Let’s welcome Syrian refugees to the Palouse

By Nick Gier
Reader Staff

On November 21, an estimated 700 people participated in a “Rally for Solidarity with Refugees in Idaho” at the Statehouse. A friend who attended said that “the crowd enthusiastically cheered the speakers and a large number of donations seem to have been collected for the refugees.”

Meanwhile in Greensboro, North Carolina English Professor Diya Abdo received permission from the Guilford College administration to welcome Syrians to her campus. The Quaker college sheltered run-away slaves and also welcomed Japanese-American students during World War II.

A daughter of Palestinian refugees, Abdo knows what it is like to be a stranger in a strange land. So far about a dozen colleges and universities have expressed interest in Abdo’s “Every Campus a Refuge” idea.

Immigration is a federal prerogative and President Obama has full authority to process refugees and accept those who pass the most stringent vetting procedures in the world.

A local Democratic politician has this to say about why terrorists would not choose the refugee route: “So you’re an ISIS terrorist wanting to sneak into the United States, and you decide to choose the refugee program, a two-year process involving repeated interviews, registering with the FBI, registering with Homeland Security, clearance from the CIA, and one that only admits a tiny number of military-age males.”

About 785,000 refugees have come to the U. S. since the 9/11 attacks, and only three have been arrested for terrorist activities.
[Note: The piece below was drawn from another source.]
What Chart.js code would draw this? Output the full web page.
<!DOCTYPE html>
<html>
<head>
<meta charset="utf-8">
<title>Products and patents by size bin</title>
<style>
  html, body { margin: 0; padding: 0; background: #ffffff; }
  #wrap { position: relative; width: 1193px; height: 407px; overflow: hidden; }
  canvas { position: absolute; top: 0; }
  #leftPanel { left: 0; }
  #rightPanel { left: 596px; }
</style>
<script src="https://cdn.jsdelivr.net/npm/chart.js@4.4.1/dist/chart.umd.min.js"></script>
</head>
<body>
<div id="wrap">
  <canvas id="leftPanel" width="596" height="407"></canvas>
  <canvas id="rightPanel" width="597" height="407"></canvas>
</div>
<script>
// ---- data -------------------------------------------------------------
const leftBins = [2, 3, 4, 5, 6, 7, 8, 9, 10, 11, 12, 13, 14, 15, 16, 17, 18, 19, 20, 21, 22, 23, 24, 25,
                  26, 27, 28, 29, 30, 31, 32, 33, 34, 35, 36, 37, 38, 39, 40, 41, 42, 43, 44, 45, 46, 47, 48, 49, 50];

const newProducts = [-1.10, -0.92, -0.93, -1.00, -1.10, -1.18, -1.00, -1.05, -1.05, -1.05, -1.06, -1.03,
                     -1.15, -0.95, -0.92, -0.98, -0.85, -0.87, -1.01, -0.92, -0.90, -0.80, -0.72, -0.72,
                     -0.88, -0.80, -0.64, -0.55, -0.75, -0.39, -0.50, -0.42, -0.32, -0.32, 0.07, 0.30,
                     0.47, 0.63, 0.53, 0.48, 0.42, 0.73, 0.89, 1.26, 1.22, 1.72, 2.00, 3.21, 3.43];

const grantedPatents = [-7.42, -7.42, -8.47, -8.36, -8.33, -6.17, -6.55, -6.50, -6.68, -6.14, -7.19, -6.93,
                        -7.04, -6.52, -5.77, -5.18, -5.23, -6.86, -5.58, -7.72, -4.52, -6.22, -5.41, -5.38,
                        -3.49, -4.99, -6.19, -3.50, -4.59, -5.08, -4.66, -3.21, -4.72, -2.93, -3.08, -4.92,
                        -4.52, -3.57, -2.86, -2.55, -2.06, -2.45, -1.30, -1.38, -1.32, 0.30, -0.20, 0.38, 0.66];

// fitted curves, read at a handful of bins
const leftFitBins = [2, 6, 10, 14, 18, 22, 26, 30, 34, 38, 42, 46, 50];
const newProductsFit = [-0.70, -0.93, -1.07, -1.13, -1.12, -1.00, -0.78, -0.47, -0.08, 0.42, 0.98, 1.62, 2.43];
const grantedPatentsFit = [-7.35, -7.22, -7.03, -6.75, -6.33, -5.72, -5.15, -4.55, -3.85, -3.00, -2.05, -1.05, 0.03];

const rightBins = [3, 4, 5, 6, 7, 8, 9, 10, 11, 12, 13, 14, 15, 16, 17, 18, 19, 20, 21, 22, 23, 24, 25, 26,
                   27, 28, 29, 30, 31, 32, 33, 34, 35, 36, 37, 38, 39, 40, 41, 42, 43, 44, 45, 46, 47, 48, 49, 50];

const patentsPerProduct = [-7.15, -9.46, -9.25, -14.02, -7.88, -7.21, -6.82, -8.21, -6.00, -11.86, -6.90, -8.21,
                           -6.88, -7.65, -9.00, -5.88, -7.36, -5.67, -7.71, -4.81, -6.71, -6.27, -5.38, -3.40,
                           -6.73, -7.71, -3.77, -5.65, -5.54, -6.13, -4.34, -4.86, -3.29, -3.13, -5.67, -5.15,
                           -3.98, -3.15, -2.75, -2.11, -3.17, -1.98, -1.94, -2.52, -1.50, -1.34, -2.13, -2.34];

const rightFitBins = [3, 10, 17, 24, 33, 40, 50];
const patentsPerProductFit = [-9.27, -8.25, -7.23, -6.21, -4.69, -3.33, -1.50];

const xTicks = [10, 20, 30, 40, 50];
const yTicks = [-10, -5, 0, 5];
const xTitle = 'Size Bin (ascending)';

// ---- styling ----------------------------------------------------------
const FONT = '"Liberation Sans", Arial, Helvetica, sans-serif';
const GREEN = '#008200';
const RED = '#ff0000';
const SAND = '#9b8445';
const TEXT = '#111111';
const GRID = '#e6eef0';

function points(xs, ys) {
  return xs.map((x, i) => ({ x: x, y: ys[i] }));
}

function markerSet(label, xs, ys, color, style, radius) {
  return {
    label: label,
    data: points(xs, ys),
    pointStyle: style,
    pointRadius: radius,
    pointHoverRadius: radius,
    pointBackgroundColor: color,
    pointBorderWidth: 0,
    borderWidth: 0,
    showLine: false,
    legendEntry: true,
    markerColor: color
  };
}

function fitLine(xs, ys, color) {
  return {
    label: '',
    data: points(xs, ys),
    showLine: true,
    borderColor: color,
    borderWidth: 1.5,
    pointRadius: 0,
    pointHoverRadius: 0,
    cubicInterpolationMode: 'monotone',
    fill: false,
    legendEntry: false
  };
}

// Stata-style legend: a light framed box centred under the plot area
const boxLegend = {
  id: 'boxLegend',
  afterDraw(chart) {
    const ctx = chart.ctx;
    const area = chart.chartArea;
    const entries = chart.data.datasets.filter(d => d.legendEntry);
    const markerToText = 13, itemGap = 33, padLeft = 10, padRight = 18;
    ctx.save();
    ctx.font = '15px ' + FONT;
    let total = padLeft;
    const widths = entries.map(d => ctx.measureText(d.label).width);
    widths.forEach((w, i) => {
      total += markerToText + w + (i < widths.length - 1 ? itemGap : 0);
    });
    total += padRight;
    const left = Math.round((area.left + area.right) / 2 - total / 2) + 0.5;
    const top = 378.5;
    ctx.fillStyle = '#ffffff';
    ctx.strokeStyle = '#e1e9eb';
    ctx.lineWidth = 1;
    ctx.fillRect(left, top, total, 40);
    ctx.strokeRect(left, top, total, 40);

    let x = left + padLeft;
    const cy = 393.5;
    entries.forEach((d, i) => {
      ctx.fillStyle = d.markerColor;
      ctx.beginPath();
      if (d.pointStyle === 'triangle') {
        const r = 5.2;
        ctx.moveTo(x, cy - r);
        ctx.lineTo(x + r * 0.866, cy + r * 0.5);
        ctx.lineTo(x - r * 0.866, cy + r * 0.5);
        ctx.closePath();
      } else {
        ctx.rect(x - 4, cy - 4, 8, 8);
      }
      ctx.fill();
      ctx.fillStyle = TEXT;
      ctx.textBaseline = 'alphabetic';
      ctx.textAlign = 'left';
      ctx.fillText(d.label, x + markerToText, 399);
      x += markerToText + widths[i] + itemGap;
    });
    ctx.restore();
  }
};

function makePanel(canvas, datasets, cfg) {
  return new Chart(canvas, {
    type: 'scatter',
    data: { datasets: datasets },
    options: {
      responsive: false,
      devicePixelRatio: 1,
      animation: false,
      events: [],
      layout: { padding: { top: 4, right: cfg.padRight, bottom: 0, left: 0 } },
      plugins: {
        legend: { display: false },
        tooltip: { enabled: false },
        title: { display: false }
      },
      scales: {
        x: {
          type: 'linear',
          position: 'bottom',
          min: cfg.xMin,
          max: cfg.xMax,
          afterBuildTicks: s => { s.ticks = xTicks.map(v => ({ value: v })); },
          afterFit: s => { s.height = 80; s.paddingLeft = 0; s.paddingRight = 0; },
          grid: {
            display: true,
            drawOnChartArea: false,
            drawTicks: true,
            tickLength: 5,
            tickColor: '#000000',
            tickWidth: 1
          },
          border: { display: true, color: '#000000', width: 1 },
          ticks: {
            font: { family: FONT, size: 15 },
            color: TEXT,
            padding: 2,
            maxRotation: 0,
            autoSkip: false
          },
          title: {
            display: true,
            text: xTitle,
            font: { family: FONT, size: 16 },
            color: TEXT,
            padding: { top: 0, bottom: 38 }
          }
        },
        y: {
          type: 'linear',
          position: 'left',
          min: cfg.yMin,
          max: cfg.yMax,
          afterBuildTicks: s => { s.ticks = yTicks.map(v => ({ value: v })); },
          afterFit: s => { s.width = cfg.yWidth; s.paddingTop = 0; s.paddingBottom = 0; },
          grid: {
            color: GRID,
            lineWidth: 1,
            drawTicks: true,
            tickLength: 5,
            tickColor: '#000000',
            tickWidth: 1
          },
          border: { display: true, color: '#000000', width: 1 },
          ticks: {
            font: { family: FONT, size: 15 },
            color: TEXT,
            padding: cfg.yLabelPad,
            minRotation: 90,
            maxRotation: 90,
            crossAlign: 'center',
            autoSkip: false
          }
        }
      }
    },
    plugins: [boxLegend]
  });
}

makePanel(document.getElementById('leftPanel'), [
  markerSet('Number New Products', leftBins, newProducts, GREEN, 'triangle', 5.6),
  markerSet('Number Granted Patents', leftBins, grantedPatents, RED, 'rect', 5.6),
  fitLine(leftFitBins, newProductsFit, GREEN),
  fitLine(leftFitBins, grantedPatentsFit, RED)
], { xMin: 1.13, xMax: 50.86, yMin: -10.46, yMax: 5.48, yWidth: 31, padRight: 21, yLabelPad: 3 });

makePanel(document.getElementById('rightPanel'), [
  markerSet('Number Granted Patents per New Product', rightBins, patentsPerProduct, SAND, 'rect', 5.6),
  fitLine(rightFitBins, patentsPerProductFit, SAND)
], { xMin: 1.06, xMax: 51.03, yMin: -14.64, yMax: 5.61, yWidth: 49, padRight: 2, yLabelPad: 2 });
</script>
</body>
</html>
About 750,000 refugees have poured into Europe (38 percent Syrian), and of those screed so far only nine of have been found to have terrorist connections. The Syrian passport found on one of the Paris attackers was a fake, so it does not prove that he was either a Syrian or a refugee.

With regard to the 23,000 Syrians who have applied for asylum, 7,000 were interviewed overseas, and 2,165 were accepted for entry (53 were Christians). Half of this number is children and the rest are divided almost evenly between older women and men.  The Washington Post reports that “only two percent are single males of combat age.”

The second largest number of refugees coming to Idaho were from Iraq. Considering the fact that Bush II’s invasion of Iraq is the primary cause of the rise of Al Qaeda and ISIS, it is absolutely shameful to learn about the small number of Iraqis who have been allowed to come to our shores.

Rep. Heather Scott from North Idaho has called for a special session of the Legislature to stop this “invasion of our country.” She is convinced that “Muslim refugees will press the Islamic agenda of domination and takeover.” But, according to Jan Reeves, the director of the Idaho Office of Refugees, the “invasion” has already begun, and there is nothing that Scott and other Islamophobes can do about it.

At a recent public meeting, where most of 60 present were supportive, Reeves said that “Idaho received 35 refugees from Syria in the past six months, 20 of them children.” Among the 1,062 refugees who entered Idaho in 2014, the largest number (26 percent) were from the Democratic Republic of Congo (DRC).

The DRC has been a hot bed of terrorist activities with both Muslims and Christian Hutu battling each other.  We should trust the United Nations and our own immigration service that these Africans have been fully vetted, a process that takes 18-24 months.

Reeves was very concerned about Rep. Scott’s alarmist views: “It’s disturbing that this kind of opinion exists in our Legislature. We hope that with good, accurate information and data that we can present a different perspective on refugees in our communities.”

Across the nation 18 mayors have declared their cities open to Syrian refugees.  Mayor Mike Rawlings of Dallas said that he was more afraid of domestic not foreign terrorists.

In setting up the Office of Immigrant and Multicultural Affairs, Baltimore’s Stephanie Rawlings-Blake has been especially proactive. This office helps immigrants get through bureaucratic red tape and makes sure that they get their $288 monthly state benefits. These last only eight months so the city has a jobs training program for them to ease their transition.

I have written University of Idaho President Chuck Staben and asked him if it is possible that our campus can be used to house Syrian refugees.  At press time there was no response. Let us remember the words on the Statue of Liberty—“Give me your tired, your poor, your huddled masses yearning to breathe free”—and former Governor’s John Evans’ motto “Idaho is Too Great for Hate.”

Nick Gier of Moscow taught religion and philosophy at the University of Idaho for 31 years.